Saturday, November 7, 2015

The extraordinary ambition of Robin Coste Lewis's "Voyage of the Sable Venus"

When and if we start talking about ambition in contemporary African American and American poetry, then one book that we'll certainly include in the conversations will be Robin Coste Lewis's epic "Voyage of the Sable Venus," the title poem in her volume Voyage of the Sable Venus and Other Poems (2015). Lewis notes in the prologue that this "narrative poem is comprised solely and entirely of the titles, catalog entries, or exhibit descriptions of Western art objects in which a black female figure is present, dating from 38,000 BCE to the present."

"From 38,000 BCE"?

Listen: Poets rarely almost never take on such an expansive scope. In the context of African American poetry, "historical" poems are often those that focus on aspects of slavery. Poems about enslaved people and struggles for liberation, in fact, constitute one of the most distinctive elements of modern and contemporary black poetry. But it's unusual to encounter a contemporary poet concentrating on black people that goes so far back prior to the 19th century. It happens, but it's extremely rare.

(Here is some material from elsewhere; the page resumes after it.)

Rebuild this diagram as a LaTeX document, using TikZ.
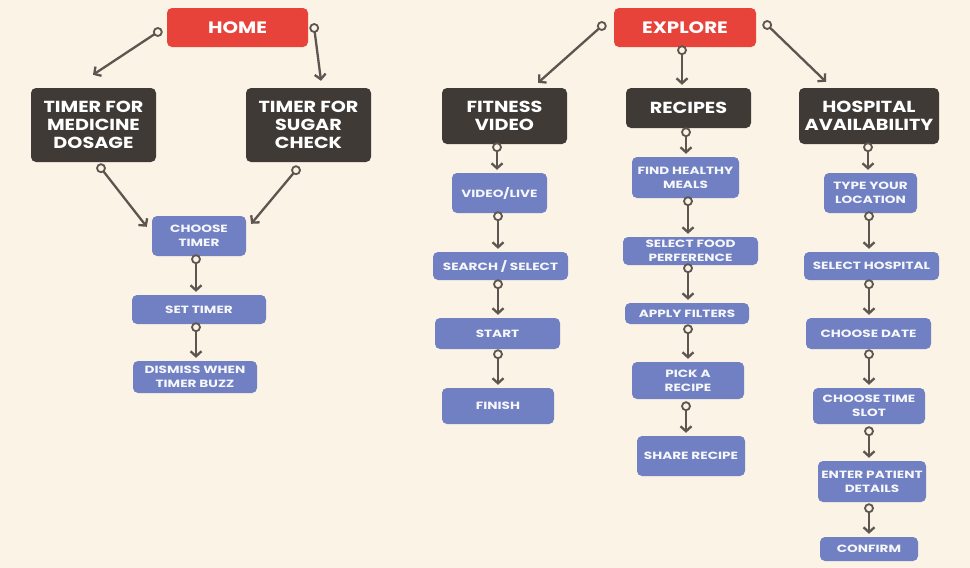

Lewis moves across thousands of years of materials. In the process, "Voyage of the Sable Venus" greatly expands the parameters of what falls within the realm of historical coverage in African American poetry. By far. I'm aware, of course, of M. NourbeSe Philip's powerful book Zong!, which utilizes a court ruling concerning the 1781 massacre of enslaved people on a slave ship. Lewis's long poem corresponds with Philip's work; however, what distinguishes "Voyage of the Sable Venus" is the immense number of sources from which Lewis draws her material.

I've spent some time over the years mentioning poet-researchers -- often evidenced by the notes and paratexts in books where writers acknowledge primary documents that they consulted in the production of their poems on a historical figure. Natasha Trethewey's Bellocq's Ophelia (2002), Elizabeth Alexander's "Amistad" (2005), Kevin Young's Ardency: A Chronicle of the Amistad Rebels (2011), and Adrian Matejka's The Big Smoke (2013), to name just a few examples, resulted from poets drawing on a range of books and other historical documents. Lewis clearly qualifies as a poet-researcher, but there's something else.

"Voyage of the Sable Venus" includes the specific terminology from catalogs and exhibits of art objects, and Lewis's reconfiguration of the descriptions as poems suggest that she is a poet-curator or even a kind of poet-dj, mastering the art of remixing, sampling. The play or creativity is in the arrangement and re-arrangement of words and phrases from the exhibit titles and catalog entries. And it's one thing to re-arrange a title here and there; it's something else when one takes on so many art objects--paintings, sculptures, installations, photography, etc., again "dating from 38,000 BCE."

There's definitely a need for ambition, or really an expansive poetic and curatorial vision, if the task is to confront the vast histories of black female figures in Western art. It's not unusual for poets to compose poems that respond to works of art. Consider well-known pieces like W. H. Auden's "The Shield of Achilles," Rita Dove's "Agosta the Winged Man and Rasha the Black Dove," or William Carlos Williams's "Landscape with the Fall of Icarus."

Yet in "Voyage of the Sable Venus," Lewis responds to the catalog entries, the exhibit descriptions, the exhibit titles. She's looking at the collectors, the museums, the curators. It's an extraordinary work of art as well as a poetic catalog featuring representations of black female figures in Western art.